The initial work is about modeling ISP service tier design without data caps. Web browsing and video streaming are considered as the two dominant Internet applications. We propose a novel set of utility functions that depend on a user's willingness to pay for each application, the performance of each application, and the time devoted to each application. For a monopoly provider, the demand function for each tier is derived as a function of tier price and performance. We first give conditions for the tier rates, tier prices, and network capacity that maximize Internet Service Provider profit, defined as subscription revenue minus capacity cost. We then show how an Internet Service Provider may simplify tier and capacity design, by allowing their engineering department to set network capacity, their marketing department to set tier prices, and both to jointly set tier rates.
The next work is focused on how ISPs choose data caps and the resulting impact on users. We propose a data cap model by extending the ISP tier design model. A monopoly ISP is presumed to maximize its profit by controlling tier prices, tier rates, data caps and overage charges. We show how users fall into five categories: non-Internet subscribers, basic tier subscribers, premium tier subscribers unaffected by a data cap, premium tier subscribers who are capped but do not choose to exceed the cap, and premium tier subscribers who exceed the cap and pay overage charges. When data caps are used for profit maximization, we find that the monopoly ISP has the incentive to keep the basic tier price and basic tier rate unchanged, to increase the premium tier rate, and to reduce the premium tier price. The ISP also has the incentive to set smaller caps and higher overage charges than when caps are used only to ensure that heavy users pay for their usage.

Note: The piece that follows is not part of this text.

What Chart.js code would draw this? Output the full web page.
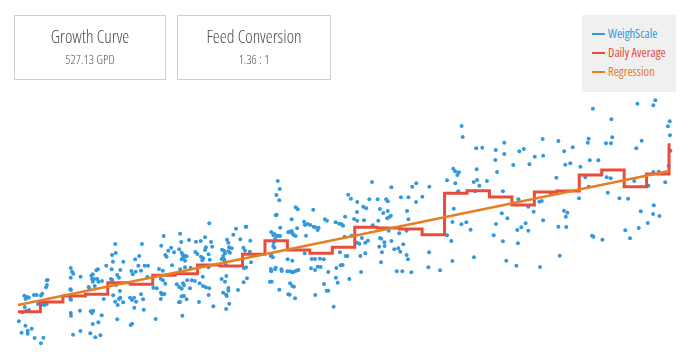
<!DOCTYPE html>
<html>
<head>
<meta charset="utf-8">
<script src="https://cdn.jsdelivr.net/npm/chart.js@4.4.1/dist/chart.umd.min.js"></script>
<style>
  html, body { margin: 0; padding: 0; background: #fff; }
  body { width: 690px; height: 356px; position: relative; overflow: hidden;
         font-family: "Open Sans", "Liberation Sans Narrow", sans-serif; font-stretch: 75%; }
  #wrap { position: absolute; left: 0; top: 0; width: 690px; height: 356px; }
  .card { position: absolute; top: 15px; height: 63px; border: 1px solid #cfcfcf; box-sizing: content-box;
          text-align: center; color: #4d4d4d; }
  .card .t { font-size: 17.6px; font-weight: 300; margin-top: 8px; line-height: 24px; }
  .card .s { font-size: 12.8px; font-weight: 300; margin-top: 3px; line-height: 16px; color: #4f5566; }
  #legend { position: absolute; left: 582px; top: 15px; width: 94px; height: 77px; background: #f0f0f0;
            font-size: 12.5px; }
  .li { position: absolute; left: 10px; height: 16px; line-height: 16px; white-space: nowrap; }
  .li i { display: inline-block; width: 13px; height: 2px; vertical-align: middle; margin-right: 3px; position: relative; top: -1px; }
</style>
</head>
<body>
<div id="wrap"><canvas id="c" width="690" height="356"></canvas></div>
<div class="card" style="left:14px;width:150px;"><div class="t">Growth Curve</div><div class="s">527.13 GPD</div></div>
<div class="card" style="left:177px;width:152px;"><div class="t">Feed Conversion</div><div class="s">1.36 : 1</div></div>
<div id="legend"></div>
<script>
// ---- data (days since start, weight in kg) ----
const seriesNames = ["WeighScale", "Daily Average", "Regression"];
const seriesColors = ["#3498db", "#e74c3c", "#e67e22"];

// individual scale weighings
const weighDays = [
0.04,0.16,0.33,0.43,0.43,0.61,0.74,1.02,1.13,0.28,0.34,0.41,0.48,0.30,0.36,0.19,0.49,0.71,0.83,1.02,1.08,0.89,1.08,1.17,1.28,1.25,1.29,1.28,1.32,
2.35,2.41,2.46,2.35,2.33,2.36,2.33,2.36,2.79,2.35,2.36,2.45,2.76,2.78,3.15,3.19,3.27,3.33,3.30,3.33,3.39,3.42,3.53,3.58,3.49,3.56,3.74,3.24,3.30,3.35,3.33,3.58,3.73,3.22,3.44,3.67,
3.82,3.93,4.17,4.33,4.19,4.35,4.23,4.14,4.20,4.42,4.50,4.56,4.69,4.24,4.33,4.44,4.50,4.56,4.68,4.54,4.38,4.42,
5.02,5.08,4.99,5.08,5.17,5.26,5.18,5.05,5.11,5.24,5.22,5.36,5.40,5.52,5.48,5.64,5.79,5.48,5.57,5.60,5.76,
6.03,6.18,6.13,6.28,6.45,6.36,6.46,6.56,6.37,6.41,6.52,6.36,6.38,6.49,6.56,6.62,6.69,6.82,6.86,6.95,
7.22,7.27,7.18,7.29,7.34,7.38,7.44,7.51,7.29,7.44,7.62,7.22,7.44,7.69,7.07,7.18,7.29,7.39,7.35,7.54,7.74,7.66,7.29,7.39,7.51,7.17,7.22,7.32,
7.93,8.14,7.90,7.99,8.33,8.37,8.33,8.52,8.60,8.65,8.15,8.21,8.25,8.49,8.54,8.48,8.52,8.23,7.88,8.09,8.24,8.37,8.52,8.49,8.06,8.70,
9.09,9.18,9.22,9.14,9.07,9.16,9.40,9.37,9.44,9.52,9.31,9.37,9.59,9.71,9.22,9.25,9.19,9.07,9.22,9.28,9.14,9.27,9.30,9.37,9.37,9.41,9.27,9.80,
9.90,10.14,10.17,10.04,10.11,10.35,10.33,10.16,10.07,10.05,10.20,10.38,
11.28,11.37,11.42,11.52,11.59,11.67,11.45,11.39,11.37,11.42,11.51,11.66,11.57,11.64,11.52,11.48,11.68,11.26,11.35,11.28,11.26,11.28,11.48,11.45,11.22,11.30,11.64,11.73,11.75,
12.01,12.22,12.08,12.19,12.22,12.28,12.04,12.19,12.37,12.46,12.43,12.37,12.00,12.12,12.22,12.29,12.40,12.49,12.12,12.22,12.29,12.04,12.10,12.34,
12.74,12.78,12.89,13.02,13.17,13.24,13.35,13.39,13.15,12.83,12.77,13.08,13.23,13.45,13.05,13.23,13.35,13.48,13.24,13.62,13.67,13.76,13.63,13.75,13.82,13.82,
14.06,14.15,14.31,14.42,14.48,14.18,14.37,14.46,14.16,14.24,14.55,14.57,14.71,14.83,15.11,15.10,14.97,15.11,14.86,14.34,14.60,14.67,14.76,
15.10,15.20,15.32,15.47,15.59,15.25,15.47,15.28,15.38,15.51,15.41,15.65,15.77,15.80,
16.02,16.12,16.27,16.05,16.40,16.47,16.47,16.44,16.53,16.61,16.51,16.63,16.12,16.18,16.32,16.33,16.09,16.21,16.17,16.63,16.76,16.94,
17.03,16.98,17.16,17.31,17.37,16.87,17.12,17.52,17.06,17.39,17.33,17.39,17.31,17.56,17.74,17.73,
18.01,18.32,18.31,18.28,18.80,19.11,19.39,19.47,19.57,19.64,19.48,19.61,19.41,19.35,19.76,19.81,19.75,19.97,
20.16,19.11,19.30,19.35,20.31,20.41,20.68,20.43,20.30,20.45,20.55,20.89,20.36,
21.28,21.66,21.66,21.26,21.34,21.60,21.55,21.80,21.29,21.19,21.60,21.75,
22.06,22.33,22.53,22.29,22.24,22.42,22.61,22.73,22.27,22.20,22.78,22.73,22.97,
23.02,23.22,23.33,23.25,23.37,23.39,23.39,23.98,23.74,
24.07,24.33,24.38,24.60,24.32,24.47,24.40,24.07,24.42,24.13,24.71,
25.05,24.99,25.27,25.42,25.38,25.42,25.47,25.85,25.61,25.57,25.63,
26.03,26.22,26.40,26.27,26.19,26.41,26.47,26.43,26.79,
27.18,27.05,27.26,27.45,27.65,27.74,27.54,27.78,27.59,
28.08,28.05,28.30,28.54,28.30,28.39,28.32,28.29,28.57,28.83,28.95,29.03,29.04,29.06,28.98
];
const weighKg = [
17.87,16.73,17.43,16.93,16.63,17.13,16.2,15.67,16.23,20.43,20.1,20.3,20.23,19.3,18.9,18.77,19.0,20.5,20.5,20.43,20.63,19.6,19.57,19.5,19.6,21.27,21.5,21.97,22.0,
23.2,22.83,22.63,22.23,21.07,21.0,20.13,20.03,22.33,18.7,18.43,16.53,18.93,16.9,21.3,21.07,22.43,22.57,22.1,21.83,22.1,21.4,22.1,21.83,22.97,23.07,21.9,18.87,18.7,18.93,17.6,17.77,18.47,16.67,16.27,16.47,
20.1,23.43,23.07,25.6,24.5,24.7,23.83,22.1,22.0,22.5,22.23,23.0,23.83,20.47,19.83,19.5,20.1,20.23,19.77,20.9,21.5,18.07,
17.5,17.63,20.23,20.0,20.23,19.83,19.23,22.9,22.57,22.83,24.07,23.43,24.4,25.6,22.93,23.43,23.43,20.57,20.07,19.03,22.3,
21.23,21.17,18.1,23.1,22.93,22.13,21.97,21.63,20.73,20.57,20.6,20.1,25.43,26.4,24.5,24.33,24.93,25.23,23.47,24.77,
26.63,25.8,25.07,24.73,24.5,24.27,24.4,24.37,24.07,23.93,26.0,23.07,23.27,23.23,21.57,21.3,21.13,21.47,21.67,21.97,21.97,21.17,20.37,20.4,20.07,19.77,19.8,18.43,
25.83,25.9,24.8,24.6,26.27,25.27,25.0,27.67,25.8,25.33,24.33,23.97,24.17,24.57,24.03,23.27,23.43,22.33,21.9,21.67,21.4,21.27,21.17,20.5,19.8,19.37,
25.03,24.93,24.67,24.4,24.1,24.13,25.27,24.87,24.73,25.17,26.03,25.73,26.53,27.13,23.8,23.53,24.0,22.1,21.83,22.4,20.73,20.53,20.4,21.2,20.93,19.63,19.1,21.0,
26.07,27.33,27.33,25.23,24.93,25.93,24.83,23.27,23.17,21.77,22.17,23.77,
26.8,26.5,26.6,26.4,26.43,26.4,26.1,25.77,25.4,25.23,30.5,31.1,31.9,29.97,28.53,28.47,27.23,24.4,24.27,24.5,23.1,22.87,23.23,23.07,21.83,21.83,21.03,23.07,22.9,
24.07,23.93,26.83,26.9,26.67,26.5,26.77,28.07,29.27,29.07,27.17,26.4,22.87,22.87,22.77,22.83,22.93,23.0,21.67,21.4,21.33,20.57,20.53,20.17,
27.83,27.5,27.6,27.5,27.33,27.27,27.0,27.23,29.03,26.43,24.67,24.1,24.1,24.13,23.17,23.0,23.33,23.3,20.5,24.07,28.07,27.93,21.6,20.93,20.93,22.8,
19.33,27.77,27.63,27.57,27.43,23.2,23.47,23.5,22.23,21.73,26.33,28.33,30.53,30.13,29.8,28.8,28.1,27.93,26.43,24.77,24.4,24.4,22.1,
25.73,25.63,26.2,25.73,25.93,24.4,24.67,22.8,29.33,29.17,27.97,30.07,31.8,27.47,
30.07,29.1,28.7,27.93,30.07,29.87,28.9,28.17,28.27,28.43,26.93,31.27,26.2,26.13,25.77,25.4,25.33,24.77,23.77,25.9,25.07,25.17,
24.83,26.67,25.57,24.5,24.07,22.87,22.87,22.77,30.27,30.27,28.9,28.07,26.93,31.33,31.67,29.8,
30.33,31.33,24.77,23.27,22.97,31.97,33.13,32.87,32.5,32.77,31.67,30.87,29.13,27.8,37.4,36.3,27.57,27.77,
27.03,26.47,25.9,23.9,24.27,35.17,35.23,33.07,31.8,32.0,31.43,31.9,30.87,
35.0,35.73,34.6,34.0,32.8,30.87,28.67,28.17,27.6,26.47,25.87,23.93,
33.5,34.87,35.1,30.07,27.0,27.27,27.67,26.93,25.67,23.43,33.57,29.33,28.83,
34.33,29.83,29.9,23.3,36.1,34.43,27.97,32.23,30.63,
35.9,34.87,33.53,33.67,28.93,28.73,28.33,27.33,27.3,24.43,35.27,
33.33,30.17,32.27,31.33,35.73,36.13,33.97,33.97,39.13,26.43,26.33,
26.03,32.27,32.17,30.73,35.67,35.67,36.27,38.07,30.17,
30.13,26.97,26.17,31.9,27.2,28.87,35.17,35.93,39.63,
31.43,27.7,32.8,32.83,39.47,39.97,29.47,28.6,28.4,31.77,37.37,37.87,36.47,34.93,33.4
];

// daily average weight (day 0 .. 29)
const avgDays = [0,1,2,3,4,5,6,7,8,9,10,11,12,13,14,15,16,17,18,19,20,21,22,23,24,25,26,27,28,29];
const avgKg = [18.83,19.8,20.4,20.57,21.73,21.57,22.47,22.63,23.5,23.4,24.57,25.93,25.0,24.67,25.27,
               27.27,27.2,27.1,26.53,30.67,30.93,30.3,29.5,30.8,30.9,32.5,33.0,31.33,32.6,35.67];

// regression line end points
const regDays = [0, 29];
const regKg = [19.5, 32.9];

// ---- build ----
const scatterPts = weighDays.map((d, i) => ({ x: d, y: weighKg[i] }));
const avgPts = avgDays.map((d, i) => ({ x: d, y: avgKg[i] }));
const regPts = regDays.map((d, i) => ({ x: d, y: regKg[i] }));

new Chart(document.getElementById('c'), {
  type: 'scatter',
  data: {
    datasets: [
      { type: 'line', label: seriesNames[2], data: regPts, borderColor: seriesColors[2], borderWidth: 2.3,
        pointRadius: 0, fill: false, clip: false, order: 1 },
      { type: 'line', label: seriesNames[1], data: avgPts, borderColor: seriesColors[1], borderWidth: 3,
        stepped: 'before', pointRadius: 0, fill: false, clip: false, order: 2 },
      { type: 'scatter', label: seriesNames[0], data: scatterPts, backgroundColor: seriesColors[0],
        borderWidth: 0, pointRadius: 2, clip: false, order: 3 }
    ]
  },
  options: {
    responsive: false, animation: false, events: [],
    layout: { padding: { left: 18, right: 19.6, top: 90, bottom: 6 } },
    plugins: { legend: { display: false }, tooltip: { enabled: false } },
    scales: {
      x: { type: 'linear', min: 0, max: 29.06, display: false },
      y: { type: 'linear', min: 15, max: 41, display: false }
    }
  }
});

// HTML legend
const lg = document.getElementById('legend');
seriesNames.forEach((n, i) => {
  const d = document.createElement('div');
  d.className = 'li';
  d.style.top = (11 + i * 19.2) + 'px';
  d.style.color = seriesColors[i];
  d.innerHTML = '<i style="background:' + seriesColors[i] + '"></i>' + n;
  lg.appendChild(d);
});
</script>
</body>
</html>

Finally, we analyze the impact of data caps on ISP duopoly competition. In the duopoly competition model, users seek to maximize their surplus by making their ISP subscription choices and by controlling the time devoted to Internet activities. ISPs seek to maximize their profits by competing through their tier prices, tier rates, network capacities, data caps and overage charges. We illustrate how users' utilities are affected by data caps, and the resulting impact upon ISP market shares. We show that both ISPs have an incentive to use data caps and overage charges to ensure that heavy users pay at least an amount equal to the cost of their usage. The initial incentives for both ISPs to update their tier prices and tier rates given the newly added data caps are also predicted under different scenarios. The final Nash equilibrium with data caps for profit maximization is analyzed through simulation, and compared to the Nash equilibrium without data caps. The corresponding changes in ISP profits, user subscription choices, and user surpluses are illustrated.